* **Task description**:
Only the lines from the start of the data to the line containing "hole_l, hole_r = 0.58, 0.60", both included, should be output, exactly and without pictures.
** Begin Source excerpt **
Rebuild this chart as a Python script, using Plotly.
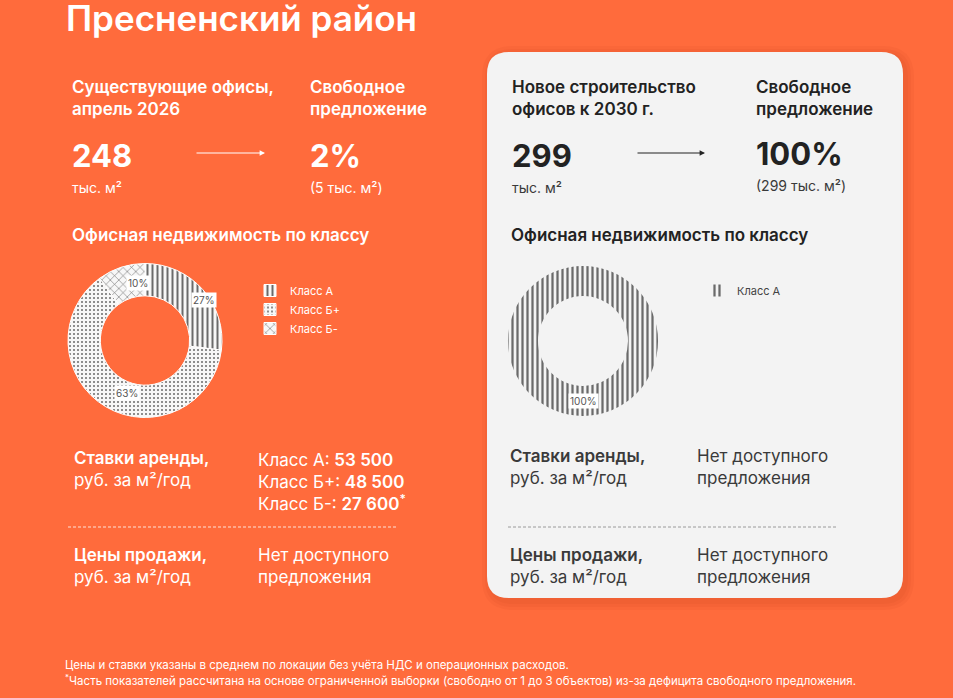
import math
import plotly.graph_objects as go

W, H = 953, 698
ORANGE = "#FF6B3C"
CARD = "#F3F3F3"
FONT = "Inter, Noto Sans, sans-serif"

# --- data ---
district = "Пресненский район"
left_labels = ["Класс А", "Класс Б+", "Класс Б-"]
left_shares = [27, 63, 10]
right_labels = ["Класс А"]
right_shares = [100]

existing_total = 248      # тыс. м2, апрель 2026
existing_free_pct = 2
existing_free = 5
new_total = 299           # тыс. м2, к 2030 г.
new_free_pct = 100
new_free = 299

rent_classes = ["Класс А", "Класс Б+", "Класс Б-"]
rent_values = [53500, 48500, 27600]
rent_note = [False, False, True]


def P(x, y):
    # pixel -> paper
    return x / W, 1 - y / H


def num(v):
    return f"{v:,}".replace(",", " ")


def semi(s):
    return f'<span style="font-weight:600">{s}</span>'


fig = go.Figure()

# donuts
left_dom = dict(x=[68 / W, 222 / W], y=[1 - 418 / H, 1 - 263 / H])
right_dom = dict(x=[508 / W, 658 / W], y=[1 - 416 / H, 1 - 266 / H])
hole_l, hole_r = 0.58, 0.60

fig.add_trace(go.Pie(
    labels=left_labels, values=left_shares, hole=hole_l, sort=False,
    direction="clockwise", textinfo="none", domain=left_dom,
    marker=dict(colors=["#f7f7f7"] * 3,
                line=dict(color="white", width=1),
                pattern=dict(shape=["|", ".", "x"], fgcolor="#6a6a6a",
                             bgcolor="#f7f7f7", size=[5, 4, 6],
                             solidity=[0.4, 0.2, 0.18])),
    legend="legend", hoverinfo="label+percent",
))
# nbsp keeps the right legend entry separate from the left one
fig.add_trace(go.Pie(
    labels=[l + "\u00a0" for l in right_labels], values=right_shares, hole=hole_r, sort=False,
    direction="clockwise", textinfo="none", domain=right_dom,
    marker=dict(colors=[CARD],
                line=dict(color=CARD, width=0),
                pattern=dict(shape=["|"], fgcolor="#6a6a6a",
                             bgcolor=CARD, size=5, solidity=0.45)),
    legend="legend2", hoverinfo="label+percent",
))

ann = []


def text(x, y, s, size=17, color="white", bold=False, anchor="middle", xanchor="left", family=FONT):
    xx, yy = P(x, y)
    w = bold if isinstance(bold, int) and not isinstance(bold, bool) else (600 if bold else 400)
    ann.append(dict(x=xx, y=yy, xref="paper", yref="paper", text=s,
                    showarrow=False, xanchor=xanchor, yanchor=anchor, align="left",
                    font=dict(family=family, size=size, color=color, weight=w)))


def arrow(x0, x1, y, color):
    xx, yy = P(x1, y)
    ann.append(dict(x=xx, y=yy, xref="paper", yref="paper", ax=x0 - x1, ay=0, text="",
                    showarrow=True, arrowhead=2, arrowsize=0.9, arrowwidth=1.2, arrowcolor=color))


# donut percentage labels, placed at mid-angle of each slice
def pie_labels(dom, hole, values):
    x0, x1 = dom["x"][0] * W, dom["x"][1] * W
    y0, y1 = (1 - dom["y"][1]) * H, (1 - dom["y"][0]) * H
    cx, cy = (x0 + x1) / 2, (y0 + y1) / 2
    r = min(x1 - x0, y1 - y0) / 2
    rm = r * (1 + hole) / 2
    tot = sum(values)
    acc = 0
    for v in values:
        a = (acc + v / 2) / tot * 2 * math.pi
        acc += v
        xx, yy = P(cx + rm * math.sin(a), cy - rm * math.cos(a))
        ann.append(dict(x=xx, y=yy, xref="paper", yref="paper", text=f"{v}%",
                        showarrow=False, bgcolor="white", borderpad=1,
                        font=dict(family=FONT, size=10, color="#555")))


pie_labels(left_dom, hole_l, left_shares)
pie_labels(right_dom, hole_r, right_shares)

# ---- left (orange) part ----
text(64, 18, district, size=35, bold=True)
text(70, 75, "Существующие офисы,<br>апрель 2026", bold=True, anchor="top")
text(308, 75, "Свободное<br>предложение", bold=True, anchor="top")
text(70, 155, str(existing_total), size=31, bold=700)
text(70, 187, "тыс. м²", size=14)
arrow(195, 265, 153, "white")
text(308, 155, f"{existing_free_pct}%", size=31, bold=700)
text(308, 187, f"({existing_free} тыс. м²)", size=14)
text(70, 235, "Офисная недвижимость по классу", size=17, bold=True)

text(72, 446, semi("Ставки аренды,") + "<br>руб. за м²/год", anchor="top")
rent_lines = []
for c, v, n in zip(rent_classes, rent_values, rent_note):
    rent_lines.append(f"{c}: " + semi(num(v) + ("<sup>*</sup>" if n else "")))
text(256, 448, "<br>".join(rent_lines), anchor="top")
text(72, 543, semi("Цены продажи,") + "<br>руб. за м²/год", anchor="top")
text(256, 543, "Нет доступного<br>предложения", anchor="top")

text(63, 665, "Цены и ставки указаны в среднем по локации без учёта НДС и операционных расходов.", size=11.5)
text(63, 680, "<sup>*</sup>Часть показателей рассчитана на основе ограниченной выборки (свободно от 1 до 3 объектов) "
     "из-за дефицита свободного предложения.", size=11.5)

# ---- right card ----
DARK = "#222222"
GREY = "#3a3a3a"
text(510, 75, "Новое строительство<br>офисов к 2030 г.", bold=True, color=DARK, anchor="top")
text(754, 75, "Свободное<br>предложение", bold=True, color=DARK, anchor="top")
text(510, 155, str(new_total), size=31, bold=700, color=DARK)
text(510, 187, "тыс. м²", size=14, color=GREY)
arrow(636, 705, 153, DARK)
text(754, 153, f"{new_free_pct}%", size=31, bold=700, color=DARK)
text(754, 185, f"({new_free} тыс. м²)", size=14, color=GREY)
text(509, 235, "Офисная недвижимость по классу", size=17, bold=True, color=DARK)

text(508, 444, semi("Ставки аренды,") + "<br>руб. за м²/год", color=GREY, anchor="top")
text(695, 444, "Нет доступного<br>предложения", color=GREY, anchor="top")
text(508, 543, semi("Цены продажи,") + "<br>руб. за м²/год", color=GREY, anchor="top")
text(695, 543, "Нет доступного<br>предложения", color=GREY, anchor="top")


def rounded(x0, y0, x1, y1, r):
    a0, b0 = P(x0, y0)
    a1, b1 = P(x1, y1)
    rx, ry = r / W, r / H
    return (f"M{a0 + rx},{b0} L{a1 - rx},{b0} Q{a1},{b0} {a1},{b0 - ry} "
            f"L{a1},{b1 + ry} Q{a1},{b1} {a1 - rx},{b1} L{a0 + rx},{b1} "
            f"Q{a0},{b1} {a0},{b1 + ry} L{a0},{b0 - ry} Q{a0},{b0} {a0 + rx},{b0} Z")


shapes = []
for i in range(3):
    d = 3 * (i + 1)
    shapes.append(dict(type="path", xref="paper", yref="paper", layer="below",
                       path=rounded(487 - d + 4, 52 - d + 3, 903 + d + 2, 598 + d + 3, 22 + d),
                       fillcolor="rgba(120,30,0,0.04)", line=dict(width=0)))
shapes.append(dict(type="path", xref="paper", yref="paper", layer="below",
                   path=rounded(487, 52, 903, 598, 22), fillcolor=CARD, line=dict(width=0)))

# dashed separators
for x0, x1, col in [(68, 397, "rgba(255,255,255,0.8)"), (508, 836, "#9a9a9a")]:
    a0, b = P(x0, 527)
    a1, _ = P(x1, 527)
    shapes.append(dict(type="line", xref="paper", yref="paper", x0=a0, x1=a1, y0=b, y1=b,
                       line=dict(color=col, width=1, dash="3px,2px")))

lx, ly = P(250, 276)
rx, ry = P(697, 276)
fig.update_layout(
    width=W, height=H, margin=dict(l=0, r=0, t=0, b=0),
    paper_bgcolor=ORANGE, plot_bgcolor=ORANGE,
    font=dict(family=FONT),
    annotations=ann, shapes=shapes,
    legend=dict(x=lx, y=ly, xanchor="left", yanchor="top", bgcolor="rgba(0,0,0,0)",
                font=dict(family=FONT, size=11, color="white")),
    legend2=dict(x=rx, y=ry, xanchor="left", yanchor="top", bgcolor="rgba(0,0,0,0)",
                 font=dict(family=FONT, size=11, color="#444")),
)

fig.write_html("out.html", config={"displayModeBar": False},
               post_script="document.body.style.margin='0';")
** End Source excerpt **
* **Finished task**:
Rebuild this chart as a Python script, using Plotly.
import math
import plotly.graph_objects as go

W, H = 953, 698
ORANGE = "#FF6B3C"
CARD = "#F3F3F3"
FONT = "Inter, Noto Sans, sans-serif"

# --- data ---
district = "Пресненский район"
left_labels = ["Класс А", "Класс Б+", "Класс Б-"]
left_shares = [27, 63, 10]
right_labels = ["Класс А"]
right_shares = [100]

existing_total = 248      # тыс. м2, апрель 2026
existing_free_pct = 2
existing_free = 5
new_total = 299           # тыс. м2, к 2030 г.
new_free_pct = 100
new_free = 299

rent_classes = ["Класс А", "Класс Б+", "Класс Б-"]
rent_values = [53500, 48500, 27600]
rent_note = [False, False, True]


def P(x, y):
    # pixel -> paper
    return x / W, 1 - y / H


def num(v):
    return f"{v:,}".replace(",", " ")


def semi(s):
    return f'<span style="font-weight:600">{s}</span>'


fig = go.Figure()

# donuts
left_dom = dict(x=[68 / W, 222 / W], y=[1 - 418 / H, 1 - 263 / H])
right_dom = dict(x=[508 / W, 658 / W], y=[1 - 416 / H, 1 - 266 / H])
hole_l, hole_r = 0.58, 0.60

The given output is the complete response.